Jane: That's a good metaphor!

Lawrence: How do you view your responsibility as a teacher and the privilege of teaching? What does it bring back into your creativity?
Jane: To be honest with you, I am the most reluctant teacher on the planet. I've been a full-time faculty and tenured professor at the New School for Jazz and Contemporary Music at New School University for almost twenty-eight years, and I started when I was like forty-four. I've been doing it for a while. Perhaps it’s that reluctance that makes me treat the whole educational experience as closely as possible to what's real in my musical experience as a performer.
I don't talk about concepts. I talk about stuff that I know because I do it. It's not theoretical, and that helps. It's a practical approach. And I like being around young musicians—I love all that energy. Who would not like being around all that energy? It feels good to me to be around all the idealism and positivity that come from young musicians who are experiencing a lot of things for the first time. For me, that's fortifying. I love it.
I remember something that my mentor once told me. I was a student of the great woodwind virtuoso Joe Viola. That's where I learned how to play saxophone. I studied with Joe for ten years, and I'll never forget something he used to say: "Never talk about something when you can do it. Show it. Don't talk about it when you can do it." And I always remember those golden words from Joe, especially when I'm working with young people—that showing young musicians an example of how something works is much better than trying to talk about it.
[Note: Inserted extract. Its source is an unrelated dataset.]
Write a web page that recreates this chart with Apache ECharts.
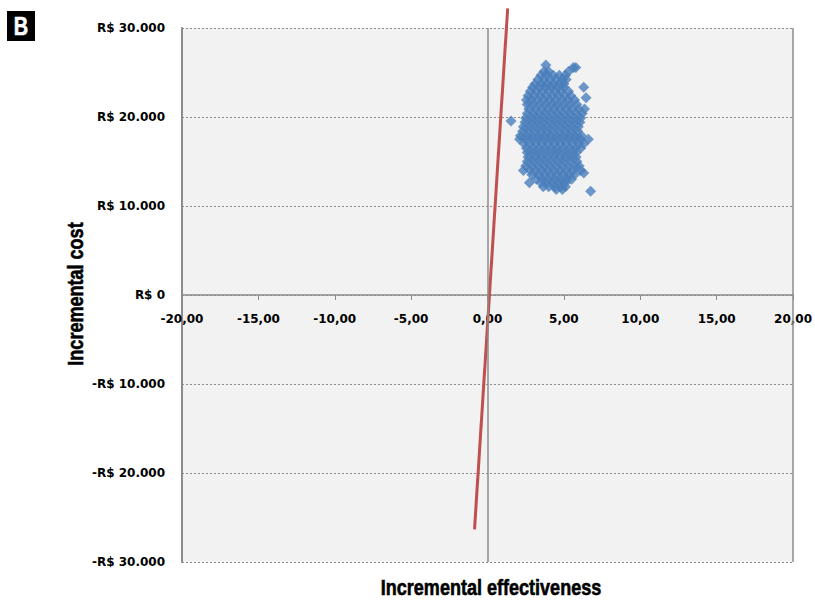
<!DOCTYPE html>
<html>
<head>
<meta charset="utf-8">
<script src="https://cdn.jsdelivr.net/npm/echarts@6/dist/echarts.min.js"></script>
<style>html,body{margin:0;padding:0;background:#fff;}#c{width:815px;height:600px;}</style>
</head>
<body>
<div id="c"></div>
<script>
// Simulated incremental cost rows (R$) and the incremental effectiveness values read in each row
const costRows = [25850, 25550, 25100, 24700, 24200, 23700, 23350, 22900, 22400, 22150, 21900, 21400, 20900, 20400, 19900, 19550, 19400, 18900, 18400, 17900, 17500, 17000, 16500, 16000, 15500, 15000, 14500, 14000, 13700, 13500, 13000, 12600, 12150, 11850, 11650];
const effectRows = [
  [3.82],
  [5.78, 5.62],
  [3.7, 4.0, 5.3],
  [3.5, 3.9, 4.3, 4.7, 5.1],
  [3.3, 3.7, 4.1, 4.5, 4.9, 5.15],
  [3.1, 3.5, 3.9, 4.3, 4.7, 5.0],
  [2.95, 3.4, 3.8, 4.2, 4.6, 5.0, 6.3],
  [2.8, 3.2, 3.6, 4.0, 4.4, 4.8, 5.3],
  [2.65, 3.05, 3.45, 3.85, 4.25, 4.65, 5.05, 5.45],
  [6.45],
  [2.55, 2.9, 3.3, 3.7, 4.1, 4.5, 4.9, 5.3, 5.7],
  [2.6, 3.0, 3.4, 3.8, 4.2, 4.6, 5.0, 5.4, 5.85],
  [2.7, 3.1, 3.5, 3.9, 4.3, 4.7, 5.1, 5.5, 5.95, 6.35],
  [2.6, 3.0, 3.4, 3.8, 4.2, 4.6, 5.0, 5.4, 5.8, 6.2],
  [2.5, 2.9, 3.3, 3.7, 4.1, 4.5, 4.9, 5.3, 5.7, 6.1],
  [1.54],
  [2.45, 2.85, 3.25, 3.65, 4.05, 4.45, 4.85, 5.25, 5.65, 6.05],
  [2.35, 2.75, 3.15, 3.55, 3.95, 4.35, 4.75, 5.15, 5.55, 5.95],
  [2.3, 2.7, 3.1, 3.5, 3.9, 4.3, 4.7, 5.1, 5.5, 5.9],
  [2.15, 2.55, 2.95, 3.35, 3.75, 4.15, 4.55, 4.95, 5.35, 5.75, 6.15],
  [2.1, 2.5, 2.9, 3.3, 3.7, 4.1, 4.5, 4.9, 5.3, 5.7, 6.1, 6.6],
  [2.4, 2.8, 3.2, 3.6, 4.0, 4.4, 4.8, 5.2, 5.6, 6.0, 6.3],
  [2.55, 2.95, 3.35, 3.75, 4.15, 4.55, 4.95, 5.35, 5.75, 6.1],
  [2.6, 3.0, 3.4, 3.8, 4.2, 4.6, 5.0, 5.4, 5.8],
  [2.65, 3.05, 3.45, 3.85, 4.25, 4.65, 5.05, 5.45, 5.8],
  [2.6, 3.0, 3.4, 3.8, 4.2, 4.6, 5.0, 5.4, 5.85],
  [2.5, 2.9, 3.3, 3.7, 4.1, 4.5, 4.9, 5.3, 5.7, 6.0],
  [2.35, 2.8, 3.2, 3.6, 4.0, 4.4, 4.8, 5.2, 5.6, 6.1],
  [6.3],
  [2.9, 3.3, 3.7, 4.1, 4.5, 4.9, 5.3, 5.7],
  [3.2, 3.6, 4.0, 4.4, 4.8, 5.2, 5.5],
  [2.74, 3.5, 3.9, 4.3, 4.7, 5.1],
  [3.65, 4.0, 4.4, 4.8, 5.1],
  [4.5, 4.9],
  [6.75]
];
// Willingness-to-pay threshold line endpoints
const thresholdEffect = [-0.85, 1.32];
const thresholdCost = [-26330, 32210];
// Tick labels
const xTickValues = [-20, -15, -10, -5, 0, 5, 10, 15, 20];
const xTickLabels = ['-20,00', '-15,00', '-10,00', '-5,00', '0,00', '5,00', '10,00', '15,00', '20,00'];
const yTickValues = [-30000, -20000, -10000, 0, 10000, 20000, 30000];
const yTickLabels = ['-R$ 30.000', '-R$ 20.000', '-R$ 10.000', 'R$ 0', 'R$ 10.000', 'R$ 20.000', 'R$ 30.000'];

const points = [];
costRows.forEach((c, i) => effectRows[i].forEach(e => points.push([e, c])));
const lineData = thresholdEffect.map((e, i) => [e, thresholdCost[i]]);

const labelFont = { fontFamily: 'DejaVu Sans', fontWeight: 'bold', fontSize: 12, color: '#000' };
const titleFont = '"Liberation Sans", Arial, sans-serif';

const GRID_TOP = 28, GRID_BOTTOM = 38, H = 600;
const halfH = (H - GRID_TOP - GRID_BOTTOM) / 2;

const chart = echarts.init(document.getElementById('c'), null, { renderer: 'svg' });
chart.setOption({
  animation: false,
  backgroundColor: '#ffffff',
  grid: { left: 182, right: 21, top: GRID_TOP, bottom: GRID_BOTTOM, show: true, backgroundColor: '#f2f2f2', borderWidth: 0 },
  xAxis: {
    type: 'value', min: -20, max: 20, interval: 5, position: 'bottom', offset: -halfH,
    axisLine: { onZero: false, lineStyle: { color: '#8c8c8c', width: 1.5 } },
    axisTick: { show: true, length: 5, lineStyle: { color: '#8c8c8c' } },
    splitLine: { show: false },
    axisLabel: Object.assign({ margin: 18, formatter: v => xTickLabels[xTickValues.indexOf(v)] }, labelFont)
  },
  yAxis: {
    type: 'value', min: -30000, max: 30000, interval: 10000,
    axisLine: { show: true, onZero: false, lineStyle: { color: '#8c8c8c', width: 2 } },
    axisTick: { show: false },
    splitLine: { show: true, lineStyle: { color: '#8c8c8c', type: [2, 2], width: 1 } },
    axisLabel: Object.assign({ margin: 17, formatter: v => yTickLabels[yTickValues.indexOf(v)] }, labelFont)
  },
  series: [
    {
      type: 'scatter', symbol: 'diamond', symbolSize: 11,
      itemStyle: { color: '#4a7ebb' },
      data: points,
      markLine: {
        silent: true, symbol: 'none', label: { show: false }, animation: false,
        lineStyle: { color: '#8c8c8c', type: 'solid', width: 1.5 },
        data: [{ xAxis: 0 }, { xAxis: 20 }]
      },
      z: 3
    },
    {
      type: 'line', data: lineData, clip: false, symbol: 'none',
      lineStyle: { color: '#c0504d', width: 3 }, z: 4
    }
  ],
  graphic: [
    { type: 'rect', left: 7, top: 11, shape: { width: 28, height: 30 }, style: { fill: '#000' } },
    { type: 'text', x: 21, y: 27, scaleX: 0.8, style: { text: 'B', fill: '#fff', stroke: '#fff', lineWidth: 0.6, font: 'bold 25px ' + titleFont, align: 'center', verticalAlign: 'middle' } },
    { type: 'text', x: 491, y: 587, scaleX: 0.82, style: { text: 'Incremental effectiveness', fill: '#000', stroke: '#000', lineWidth: 0.6, font: 'bold 22px ' + titleFont, align: 'center', verticalAlign: 'middle' } },
    { type: 'text', x: 75, y: 294, rotation: Math.PI / 2, scaleX: 0.82, style: { text: 'Incremental cost', fill: '#000', stroke: '#000', lineWidth: 0.6, font: 'bold 22px ' + titleFont, align: 'center', verticalAlign: 'middle' } }
  ]
});
</script>
</body>
</html>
It’s a very experiential, musical, and improvisational experience. It should be felt, it should be experienced. It should be touched. So yes, I talk a lot to students about things that are not in books, about concepts that even improvisers I've gotten to know wouldn’t talk about—and I've been around some of the great ones from the primary creators of the jazz tradition. I would pick up on things from being around them and communicate that to young people in a way that works for them. It's a win-win situation. It's good for me. It's good for them. And that’s good for me.